■ **DATASET EXTRACT**
[BEGIN]
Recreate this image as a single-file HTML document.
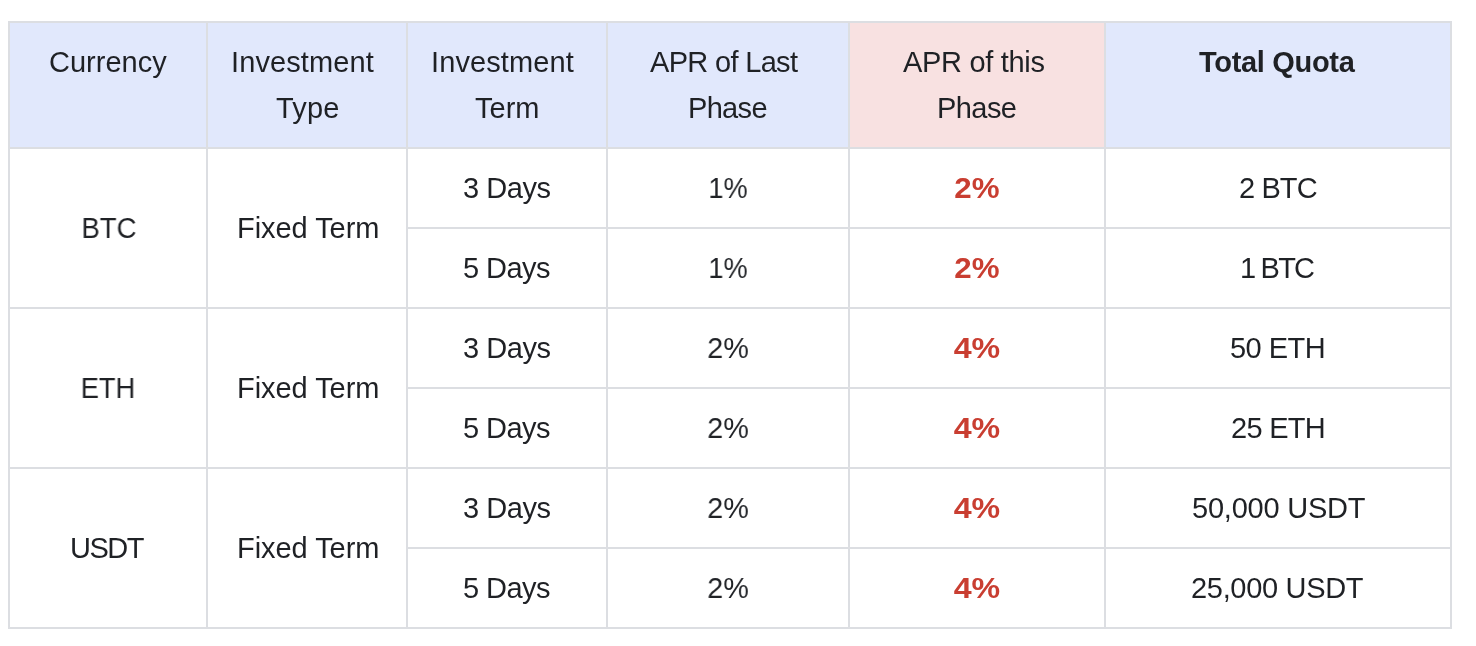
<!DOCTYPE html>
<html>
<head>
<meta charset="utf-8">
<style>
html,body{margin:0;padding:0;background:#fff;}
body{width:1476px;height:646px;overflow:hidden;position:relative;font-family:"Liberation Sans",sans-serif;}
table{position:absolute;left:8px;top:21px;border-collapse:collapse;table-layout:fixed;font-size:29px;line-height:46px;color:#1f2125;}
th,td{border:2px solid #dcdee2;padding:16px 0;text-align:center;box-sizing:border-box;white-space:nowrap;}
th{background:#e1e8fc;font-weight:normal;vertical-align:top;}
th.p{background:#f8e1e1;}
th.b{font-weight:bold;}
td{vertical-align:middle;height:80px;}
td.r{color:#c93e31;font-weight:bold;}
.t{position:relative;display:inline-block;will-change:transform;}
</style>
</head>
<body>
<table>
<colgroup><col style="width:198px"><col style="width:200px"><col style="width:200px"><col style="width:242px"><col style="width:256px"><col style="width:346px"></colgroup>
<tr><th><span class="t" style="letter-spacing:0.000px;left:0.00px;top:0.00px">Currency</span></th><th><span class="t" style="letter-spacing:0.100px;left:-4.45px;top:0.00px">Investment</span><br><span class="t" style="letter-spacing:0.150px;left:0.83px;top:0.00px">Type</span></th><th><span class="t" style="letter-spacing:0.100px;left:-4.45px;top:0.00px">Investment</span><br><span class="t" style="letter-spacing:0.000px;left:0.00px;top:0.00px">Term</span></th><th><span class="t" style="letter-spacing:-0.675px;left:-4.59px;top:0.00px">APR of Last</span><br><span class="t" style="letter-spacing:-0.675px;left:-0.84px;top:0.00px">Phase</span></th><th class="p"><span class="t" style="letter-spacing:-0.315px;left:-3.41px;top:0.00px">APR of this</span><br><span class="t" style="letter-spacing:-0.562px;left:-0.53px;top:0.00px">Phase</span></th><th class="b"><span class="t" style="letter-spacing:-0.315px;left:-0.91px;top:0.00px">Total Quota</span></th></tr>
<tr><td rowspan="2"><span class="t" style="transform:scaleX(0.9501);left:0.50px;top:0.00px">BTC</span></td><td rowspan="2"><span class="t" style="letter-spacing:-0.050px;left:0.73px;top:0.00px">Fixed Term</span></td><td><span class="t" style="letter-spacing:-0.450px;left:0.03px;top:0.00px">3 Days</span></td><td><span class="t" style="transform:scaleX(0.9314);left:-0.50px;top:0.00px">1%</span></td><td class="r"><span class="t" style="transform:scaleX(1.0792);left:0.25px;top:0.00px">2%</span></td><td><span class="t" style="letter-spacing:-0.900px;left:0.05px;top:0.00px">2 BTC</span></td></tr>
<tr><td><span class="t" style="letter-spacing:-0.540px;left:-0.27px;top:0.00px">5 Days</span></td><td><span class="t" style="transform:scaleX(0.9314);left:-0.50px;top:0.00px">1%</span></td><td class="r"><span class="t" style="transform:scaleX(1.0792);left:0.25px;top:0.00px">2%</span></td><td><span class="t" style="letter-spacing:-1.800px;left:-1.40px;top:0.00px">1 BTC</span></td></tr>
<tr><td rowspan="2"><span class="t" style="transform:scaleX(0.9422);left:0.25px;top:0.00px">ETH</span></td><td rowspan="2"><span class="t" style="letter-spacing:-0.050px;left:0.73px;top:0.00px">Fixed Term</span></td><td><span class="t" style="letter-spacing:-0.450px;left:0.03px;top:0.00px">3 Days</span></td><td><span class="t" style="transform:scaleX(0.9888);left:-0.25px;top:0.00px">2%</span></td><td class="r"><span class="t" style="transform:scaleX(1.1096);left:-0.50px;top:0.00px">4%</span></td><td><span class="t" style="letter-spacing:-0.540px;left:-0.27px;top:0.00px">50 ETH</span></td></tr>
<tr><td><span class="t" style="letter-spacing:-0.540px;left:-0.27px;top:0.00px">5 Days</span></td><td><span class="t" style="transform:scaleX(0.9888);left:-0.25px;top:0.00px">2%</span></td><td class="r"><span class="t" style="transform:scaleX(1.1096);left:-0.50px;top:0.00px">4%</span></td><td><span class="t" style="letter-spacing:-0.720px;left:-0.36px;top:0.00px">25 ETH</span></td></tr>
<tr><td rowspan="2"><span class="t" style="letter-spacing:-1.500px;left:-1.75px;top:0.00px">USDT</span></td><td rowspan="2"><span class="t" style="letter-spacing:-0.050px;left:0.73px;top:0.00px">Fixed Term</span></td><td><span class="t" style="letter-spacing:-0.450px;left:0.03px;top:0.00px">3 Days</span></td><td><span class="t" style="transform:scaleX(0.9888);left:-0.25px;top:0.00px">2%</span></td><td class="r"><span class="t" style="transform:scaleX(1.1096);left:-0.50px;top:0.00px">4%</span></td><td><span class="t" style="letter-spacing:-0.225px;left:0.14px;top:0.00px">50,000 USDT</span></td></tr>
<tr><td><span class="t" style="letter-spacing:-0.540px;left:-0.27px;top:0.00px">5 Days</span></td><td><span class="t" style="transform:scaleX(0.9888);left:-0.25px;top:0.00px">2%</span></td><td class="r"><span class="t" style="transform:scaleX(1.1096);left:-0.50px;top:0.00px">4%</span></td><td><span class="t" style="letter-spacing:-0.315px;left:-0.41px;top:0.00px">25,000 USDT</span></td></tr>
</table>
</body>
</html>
[END]
■ **PROBLEM REQUIREMENTS**
Images in the data above are to be skipped. Retype all other material exactly.

■ **EXERCISE RESULT**
Recreate this image as a single-file HTML document.
<!DOCTYPE html>
<html>
<head>
<meta charset="utf-8">
<style>
html,body{margin:0;padding:0;background:#fff;}
body{width:1476px;height:646px;overflow:hidden;position:relative;font-family:"Liberation Sans",sans-serif;}
table{position:absolute;left:8px;top:21px;border-collapse:collapse;table-layout:fixed;font-size:29px;line-height:46px;color:#1f2125;}
th,td{border:2px solid #dcdee2;padding:16px 0;text-align:center;box-sizing:border-box;white-space:nowrap;}
th{background:#e1e8fc;font-weight:normal;vertical-align:top;}
th.p{background:#f8e1e1;}
th.b{font-weight:bold;}
td{vertical-align:middle;height:80px;}
td.r{color:#c93e31;font-weight:bold;}
.t{position:relative;display:inline-block;will-change:transform;}
</style>
</head>
<body>
<table>
<colgroup><col style="width:198px"><col style="width:200px"><col style="width:200px"><col style="width:242px"><col style="width:256px"><col style="width:346px"></colgroup>
<tr><th><span class="t" style="letter-spacing:0.000px;left:0.00px;top:0.00px">Currency</span></th><th><span class="t" style="letter-spacing:0.100px;left:-4.45px;top:0.00px">Investment</span><br><span class="t" style="letter-spacing:0.150px;left:0.83px;top:0.00px">Type</span></th><th><span class="t" style="letter-spacing:0.100px;left:-4.45px;top:0.00px">Investment</span><br><span class="t" style="letter-spacing:0.000px;left:0.00px;top:0.00px">Term</span></th><th><span class="t" style="letter-spacing:-0.675px;left:-4.59px;top:0.00px">APR of Last</span><br><span class="t" style="letter-spacing:-0.675px;left:-0.84px;top:0.00px">Phase</span></th><th class="p"><span class="t" style="letter-spacing:-0.315px;left:-3.41px;top:0.00px">APR of this</span><br><span class="t" style="letter-spacing:-0.562px;left:-0.53px;top:0.00px">Phase</span></th><th class="b"><span class="t" style="letter-spacing:-0.315px;left:-0.91px;top:0.00px">Total Quota</span></th></tr>
<tr><td rowspan="2"><span class="t" style="transform:scaleX(0.9501);left:0.50px;top:0.00px">BTC</span></td><td rowspan="2"><span class="t" style="letter-spacing:-0.050px;left:0.73px;top:0.00px">Fixed Term</span></td><td><span class="t" style="letter-spacing:-0.450px;left:0.03px;top:0.00px">3 Days</span></td><td><span class="t" style="transform:scaleX(0.9314);left:-0.50px;top:0.00px">1%</span></td><td class="r"><span class="t" style="transform:scaleX(1.0792);left:0.25px;top:0.00px">2%</span></td><td><span class="t" style="letter-spacing:-0.900px;left:0.05px;top:0.00px">2 BTC</span></td></tr>
<tr><td><span class="t" style="letter-spacing:-0.540px;left:-0.27px;top:0.00px">5 Days</span></td><td><span class="t" style="transform:scaleX(0.9314);left:-0.50px;top:0.00px">1%</span></td><td class="r"><span class="t" style="transform:scaleX(1.0792);left:0.25px;top:0.00px">2%</span></td><td><span class="t" style="letter-spacing:-1.800px;left:-1.40px;top:0.00px">1 BTC</span></td></tr>
<tr><td rowspan="2"><span class="t" style="transform:scaleX(0.9422);left:0.25px;top:0.00px">ETH</span></td><td rowspan="2"><span class="t" style="letter-spacing:-0.050px;left:0.73px;top:0.00px">Fixed Term</span></td><td><span class="t" style="letter-spacing:-0.450px;left:0.03px;top:0.00px">3 Days</span></td><td><span class="t" style="transform:scaleX(0.9888);left:-0.25px;top:0.00px">2%</span></td><td class="r"><span class="t" style="transform:scaleX(1.1096);left:-0.50px;top:0.00px">4%</span></td><td><span class="t" style="letter-spacing:-0.540px;left:-0.27px;top:0.00px">50 ETH</span></td></tr>
<tr><td><span class="t" style="letter-spacing:-0.540px;left:-0.27px;top:0.00px">5 Days</span></td><td><span class="t" style="transform:scaleX(0.9888);left:-0.25px;top:0.00px">2%</span></td><td class="r"><span class="t" style="transform:scaleX(1.1096);left:-0.50px;top:0.00px">4%</span></td><td><span class="t" style="letter-spacing:-0.720px;left:-0.36px;top:0.00px">25 ETH</span></td></tr>
<tr><td rowspan="2"><span class="t" style="letter-spacing:-1.500px;left:-1.75px;top:0.00px">USDT</span></td><td rowspan="2"><span class="t" style="letter-spacing:-0.050px;left:0.73px;top:0.00px">Fixed Term</span></td><td><span class="t" style="letter-spacing:-0.450px;left:0.03px;top:0.00px">3 Days</span></td><td><span class="t" style="transform:scaleX(0.9888);left:-0.25px;top:0.00px">2%</span></td><td class="r"><span class="t" style="transform:scaleX(1.1096);left:-0.50px;top:0.00px">4%</span></td><td><span class="t" style="letter-spacing:-0.225px;left:0.14px;top:0.00px">50,000 USDT</span></td></tr>
<tr><td><span class="t" style="letter-spacing:-0.540px;left:-0.27px;top:0.00px">5 Days</span></td><td><span class="t" style="transform:scaleX(0.9888);left:-0.25px;top:0.00px">2%</span></td><td class="r"><span class="t" style="transform:scaleX(1.1096);left:-0.50px;top:0.00px">4%</span></td><td><span class="t" style="letter-spacing:-0.315px;left:-0.41px;top:0.00px">25,000 USDT</span></td></tr>
</table>
</body>
</html>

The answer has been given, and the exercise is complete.